AP English Literature and Composition is an introductory college-level literary analysis course. Students cultivate their understanding of literature through reading and analyzing texts as they explore concepts like character, setting, structure, perspective, figurative language, and literary analysis in the context of literary works.
Course and Exam Description
The course content is organized into units that have been arranged in a logical sequence. This sequence has been developed through feedback from educators as well as analysis of high school and college courses and textbooks. The units in AP English Literature and Composition scaffold skills and knowledge through three genre-based, recurring units. This course framework provides a description of what students should know and be able to do to qualify for college credit or placement.
The AP English Literature and Composition curriculum is made up of nine units. As always, you have the flexibility to organize the course content as you like.
|Units||Exam Weighting (Multiple-Choice Section)|
|Units 1, 4, and 7: Short Fiction||42%–49%|
|Units 2, 5, and 8: Poetry||36%–45%|
|Units 3, 6, and 9: Longer Fiction or Drama||15%–18%|
The AP English Literature and Composition framework included in the course and exam description outlines distinct skills that students should practice throughout the year—skills that will help them learn to read texts critically.
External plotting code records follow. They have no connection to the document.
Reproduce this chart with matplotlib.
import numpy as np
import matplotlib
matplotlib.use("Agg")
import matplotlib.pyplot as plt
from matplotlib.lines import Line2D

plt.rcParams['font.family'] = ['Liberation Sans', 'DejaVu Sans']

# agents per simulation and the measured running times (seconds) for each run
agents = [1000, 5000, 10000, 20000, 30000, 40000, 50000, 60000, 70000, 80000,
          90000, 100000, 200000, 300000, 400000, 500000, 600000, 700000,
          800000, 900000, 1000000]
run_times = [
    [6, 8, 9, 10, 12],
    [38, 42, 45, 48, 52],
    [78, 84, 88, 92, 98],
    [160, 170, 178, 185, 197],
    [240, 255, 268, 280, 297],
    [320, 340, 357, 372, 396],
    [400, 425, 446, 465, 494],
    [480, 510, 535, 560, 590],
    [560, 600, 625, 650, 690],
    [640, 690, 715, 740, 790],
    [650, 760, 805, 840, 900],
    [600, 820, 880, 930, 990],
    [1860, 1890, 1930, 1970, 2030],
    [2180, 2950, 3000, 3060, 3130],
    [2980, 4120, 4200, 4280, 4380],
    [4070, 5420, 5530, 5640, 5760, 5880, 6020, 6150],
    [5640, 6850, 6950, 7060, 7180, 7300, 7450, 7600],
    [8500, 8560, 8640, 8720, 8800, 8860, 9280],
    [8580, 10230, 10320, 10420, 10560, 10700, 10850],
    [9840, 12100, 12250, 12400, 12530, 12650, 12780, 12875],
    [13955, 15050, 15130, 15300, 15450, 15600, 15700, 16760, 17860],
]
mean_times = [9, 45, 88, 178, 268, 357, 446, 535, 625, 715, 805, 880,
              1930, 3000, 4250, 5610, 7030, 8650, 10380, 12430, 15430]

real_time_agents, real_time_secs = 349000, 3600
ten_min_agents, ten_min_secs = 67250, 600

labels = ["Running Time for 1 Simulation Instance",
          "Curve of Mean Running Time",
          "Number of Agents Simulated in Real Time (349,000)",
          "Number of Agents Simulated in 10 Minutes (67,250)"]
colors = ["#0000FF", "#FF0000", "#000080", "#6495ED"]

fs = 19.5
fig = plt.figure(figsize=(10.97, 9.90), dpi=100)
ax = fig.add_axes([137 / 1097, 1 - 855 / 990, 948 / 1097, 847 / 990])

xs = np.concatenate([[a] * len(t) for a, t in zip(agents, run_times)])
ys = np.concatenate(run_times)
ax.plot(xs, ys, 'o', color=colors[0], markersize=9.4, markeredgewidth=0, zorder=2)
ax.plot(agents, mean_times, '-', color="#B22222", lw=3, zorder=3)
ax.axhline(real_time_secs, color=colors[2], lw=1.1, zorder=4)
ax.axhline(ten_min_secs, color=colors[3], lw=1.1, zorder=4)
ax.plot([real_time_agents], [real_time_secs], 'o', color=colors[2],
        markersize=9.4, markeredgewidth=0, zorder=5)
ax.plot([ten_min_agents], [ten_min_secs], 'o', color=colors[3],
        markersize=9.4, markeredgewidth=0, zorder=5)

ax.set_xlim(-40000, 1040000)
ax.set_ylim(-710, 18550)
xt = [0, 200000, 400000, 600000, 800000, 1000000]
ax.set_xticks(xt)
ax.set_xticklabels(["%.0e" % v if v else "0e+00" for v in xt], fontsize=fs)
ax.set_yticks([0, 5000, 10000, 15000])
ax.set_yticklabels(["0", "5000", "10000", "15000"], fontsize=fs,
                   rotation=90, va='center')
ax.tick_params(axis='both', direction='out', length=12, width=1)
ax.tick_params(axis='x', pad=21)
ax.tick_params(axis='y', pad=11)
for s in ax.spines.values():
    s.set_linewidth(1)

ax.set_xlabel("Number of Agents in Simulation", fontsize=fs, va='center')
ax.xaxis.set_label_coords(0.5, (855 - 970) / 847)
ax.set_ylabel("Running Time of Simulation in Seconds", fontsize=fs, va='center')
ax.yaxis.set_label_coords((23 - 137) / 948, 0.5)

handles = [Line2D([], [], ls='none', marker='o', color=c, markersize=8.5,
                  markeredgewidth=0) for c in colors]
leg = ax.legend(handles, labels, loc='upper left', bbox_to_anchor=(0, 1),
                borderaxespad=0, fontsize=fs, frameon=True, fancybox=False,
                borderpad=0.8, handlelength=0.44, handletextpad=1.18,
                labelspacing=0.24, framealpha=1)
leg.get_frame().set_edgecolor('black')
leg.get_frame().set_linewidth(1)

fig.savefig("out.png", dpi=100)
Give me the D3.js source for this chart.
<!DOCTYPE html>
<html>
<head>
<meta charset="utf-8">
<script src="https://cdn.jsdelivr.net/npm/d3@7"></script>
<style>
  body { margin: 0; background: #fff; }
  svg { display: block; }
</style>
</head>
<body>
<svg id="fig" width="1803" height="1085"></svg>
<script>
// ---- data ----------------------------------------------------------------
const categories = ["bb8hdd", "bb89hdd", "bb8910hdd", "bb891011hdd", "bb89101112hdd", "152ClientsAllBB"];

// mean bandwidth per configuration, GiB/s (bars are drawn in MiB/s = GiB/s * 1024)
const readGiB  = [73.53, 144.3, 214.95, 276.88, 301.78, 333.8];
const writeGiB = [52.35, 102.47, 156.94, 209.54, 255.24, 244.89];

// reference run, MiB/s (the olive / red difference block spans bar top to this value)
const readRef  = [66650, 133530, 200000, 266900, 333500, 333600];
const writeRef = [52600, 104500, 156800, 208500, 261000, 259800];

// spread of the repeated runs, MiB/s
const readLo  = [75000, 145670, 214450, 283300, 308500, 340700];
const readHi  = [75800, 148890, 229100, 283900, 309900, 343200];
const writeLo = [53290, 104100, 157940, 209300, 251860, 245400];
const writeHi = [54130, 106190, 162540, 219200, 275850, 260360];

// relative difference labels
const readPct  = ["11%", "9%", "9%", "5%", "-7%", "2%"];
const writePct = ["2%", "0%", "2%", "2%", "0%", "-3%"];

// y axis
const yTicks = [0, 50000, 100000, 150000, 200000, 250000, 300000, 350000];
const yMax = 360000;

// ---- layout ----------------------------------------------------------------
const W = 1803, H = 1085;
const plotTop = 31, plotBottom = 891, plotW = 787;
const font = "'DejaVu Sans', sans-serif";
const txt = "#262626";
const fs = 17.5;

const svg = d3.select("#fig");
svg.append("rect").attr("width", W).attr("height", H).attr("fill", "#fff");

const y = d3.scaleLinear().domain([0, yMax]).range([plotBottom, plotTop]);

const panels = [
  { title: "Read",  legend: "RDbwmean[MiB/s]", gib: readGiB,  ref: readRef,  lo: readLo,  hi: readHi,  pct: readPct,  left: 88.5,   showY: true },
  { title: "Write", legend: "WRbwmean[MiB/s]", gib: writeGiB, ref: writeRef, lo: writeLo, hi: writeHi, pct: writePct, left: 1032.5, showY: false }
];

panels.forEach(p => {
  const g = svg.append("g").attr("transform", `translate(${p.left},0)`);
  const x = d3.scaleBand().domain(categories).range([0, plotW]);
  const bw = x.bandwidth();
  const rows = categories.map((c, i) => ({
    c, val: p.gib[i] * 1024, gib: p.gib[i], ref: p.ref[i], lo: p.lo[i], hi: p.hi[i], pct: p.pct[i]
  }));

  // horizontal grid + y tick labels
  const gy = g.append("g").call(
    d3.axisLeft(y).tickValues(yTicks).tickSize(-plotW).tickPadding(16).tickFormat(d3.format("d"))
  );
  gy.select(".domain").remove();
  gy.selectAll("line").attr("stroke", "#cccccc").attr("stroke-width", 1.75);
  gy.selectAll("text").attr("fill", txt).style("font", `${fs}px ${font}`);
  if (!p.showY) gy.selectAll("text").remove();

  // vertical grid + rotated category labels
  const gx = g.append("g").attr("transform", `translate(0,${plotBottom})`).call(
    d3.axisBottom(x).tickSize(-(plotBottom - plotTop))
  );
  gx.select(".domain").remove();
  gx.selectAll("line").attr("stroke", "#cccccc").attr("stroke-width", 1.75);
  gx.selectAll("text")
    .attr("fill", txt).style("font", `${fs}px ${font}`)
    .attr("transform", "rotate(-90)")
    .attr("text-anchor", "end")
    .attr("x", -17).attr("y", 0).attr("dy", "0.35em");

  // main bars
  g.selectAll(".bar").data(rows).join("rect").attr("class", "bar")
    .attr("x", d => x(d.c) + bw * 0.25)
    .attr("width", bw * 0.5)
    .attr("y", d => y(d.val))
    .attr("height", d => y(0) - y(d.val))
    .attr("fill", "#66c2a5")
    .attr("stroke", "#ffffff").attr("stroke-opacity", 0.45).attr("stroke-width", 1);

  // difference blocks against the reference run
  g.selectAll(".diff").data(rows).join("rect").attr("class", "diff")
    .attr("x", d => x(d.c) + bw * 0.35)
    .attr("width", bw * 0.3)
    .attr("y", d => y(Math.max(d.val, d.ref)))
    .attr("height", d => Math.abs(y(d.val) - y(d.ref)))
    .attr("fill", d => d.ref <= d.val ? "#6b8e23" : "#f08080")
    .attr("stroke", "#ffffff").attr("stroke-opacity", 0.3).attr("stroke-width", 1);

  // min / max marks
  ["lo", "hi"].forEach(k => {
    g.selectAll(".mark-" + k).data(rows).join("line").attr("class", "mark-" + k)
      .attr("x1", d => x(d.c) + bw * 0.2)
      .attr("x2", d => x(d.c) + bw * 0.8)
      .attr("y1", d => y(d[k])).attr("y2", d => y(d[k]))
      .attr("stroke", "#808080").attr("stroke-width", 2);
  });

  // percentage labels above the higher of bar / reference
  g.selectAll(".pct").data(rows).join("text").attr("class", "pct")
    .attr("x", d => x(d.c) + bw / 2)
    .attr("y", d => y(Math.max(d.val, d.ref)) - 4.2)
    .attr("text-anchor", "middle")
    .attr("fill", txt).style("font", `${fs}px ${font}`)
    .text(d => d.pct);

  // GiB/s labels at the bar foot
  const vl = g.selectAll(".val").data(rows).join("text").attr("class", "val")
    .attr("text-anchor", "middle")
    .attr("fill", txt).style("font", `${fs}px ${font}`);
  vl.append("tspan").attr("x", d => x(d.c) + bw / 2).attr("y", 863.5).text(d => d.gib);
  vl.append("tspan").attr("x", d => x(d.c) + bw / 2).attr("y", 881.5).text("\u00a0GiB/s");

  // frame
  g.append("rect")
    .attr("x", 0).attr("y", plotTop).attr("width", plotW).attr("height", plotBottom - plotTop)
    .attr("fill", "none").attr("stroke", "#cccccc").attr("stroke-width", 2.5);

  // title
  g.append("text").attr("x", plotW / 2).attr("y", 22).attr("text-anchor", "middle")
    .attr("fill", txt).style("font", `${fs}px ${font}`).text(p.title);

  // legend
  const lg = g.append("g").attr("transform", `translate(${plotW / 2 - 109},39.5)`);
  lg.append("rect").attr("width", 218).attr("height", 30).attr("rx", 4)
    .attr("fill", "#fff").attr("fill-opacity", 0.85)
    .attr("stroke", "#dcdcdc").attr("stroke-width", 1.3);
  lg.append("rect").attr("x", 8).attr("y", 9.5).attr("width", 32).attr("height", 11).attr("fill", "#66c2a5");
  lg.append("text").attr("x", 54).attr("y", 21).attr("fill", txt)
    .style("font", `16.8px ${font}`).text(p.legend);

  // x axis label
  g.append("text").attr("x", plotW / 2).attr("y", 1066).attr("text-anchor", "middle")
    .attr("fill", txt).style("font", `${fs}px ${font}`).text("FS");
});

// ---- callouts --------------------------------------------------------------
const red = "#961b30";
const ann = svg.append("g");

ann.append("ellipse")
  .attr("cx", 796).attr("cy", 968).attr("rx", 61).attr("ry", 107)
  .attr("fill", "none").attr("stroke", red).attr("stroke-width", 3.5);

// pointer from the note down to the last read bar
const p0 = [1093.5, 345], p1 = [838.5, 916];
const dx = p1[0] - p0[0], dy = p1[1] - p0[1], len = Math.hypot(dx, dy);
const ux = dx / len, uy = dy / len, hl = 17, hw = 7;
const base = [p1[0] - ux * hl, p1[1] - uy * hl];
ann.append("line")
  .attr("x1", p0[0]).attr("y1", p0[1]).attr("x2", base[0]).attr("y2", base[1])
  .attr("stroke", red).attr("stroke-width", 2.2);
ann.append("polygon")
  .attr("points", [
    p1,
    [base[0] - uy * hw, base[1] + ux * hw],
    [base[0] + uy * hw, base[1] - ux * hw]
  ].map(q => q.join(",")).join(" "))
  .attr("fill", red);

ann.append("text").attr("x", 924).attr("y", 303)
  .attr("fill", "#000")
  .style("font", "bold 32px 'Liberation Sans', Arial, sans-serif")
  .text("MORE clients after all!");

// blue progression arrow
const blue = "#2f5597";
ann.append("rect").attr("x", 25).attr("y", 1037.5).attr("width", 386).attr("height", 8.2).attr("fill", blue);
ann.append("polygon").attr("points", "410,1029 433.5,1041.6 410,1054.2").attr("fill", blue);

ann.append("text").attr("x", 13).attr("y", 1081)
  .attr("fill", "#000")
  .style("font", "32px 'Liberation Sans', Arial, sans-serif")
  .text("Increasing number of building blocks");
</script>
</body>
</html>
|Skill Categories||Exam Weighting (Multiple- Choice Section)|
|Explain the function of character.||16%–20%|
|Explain the function of setting.||3%–6%|
|Explain the function of plot and structure.||16%–20%|
|Explain the function of the narrator or speaker.||21%–26%|
|Explain the function of word choice, imagery, and symbols.||10%–13%|
|Explain the function of comparison.||10%–13%|
|Develop textually substantiated arguments about interpretations of a part or all of a text.||10%–13%|
AP and Higher Education
Meet the AP English Literature and Composition Development Committee
The AP Program is unique in its reliance on Development Committees. These committees, made up of an equal number of college faculty and experienced secondary AP teachers from across the country, are essential to the preparation of AP course curricula and exams.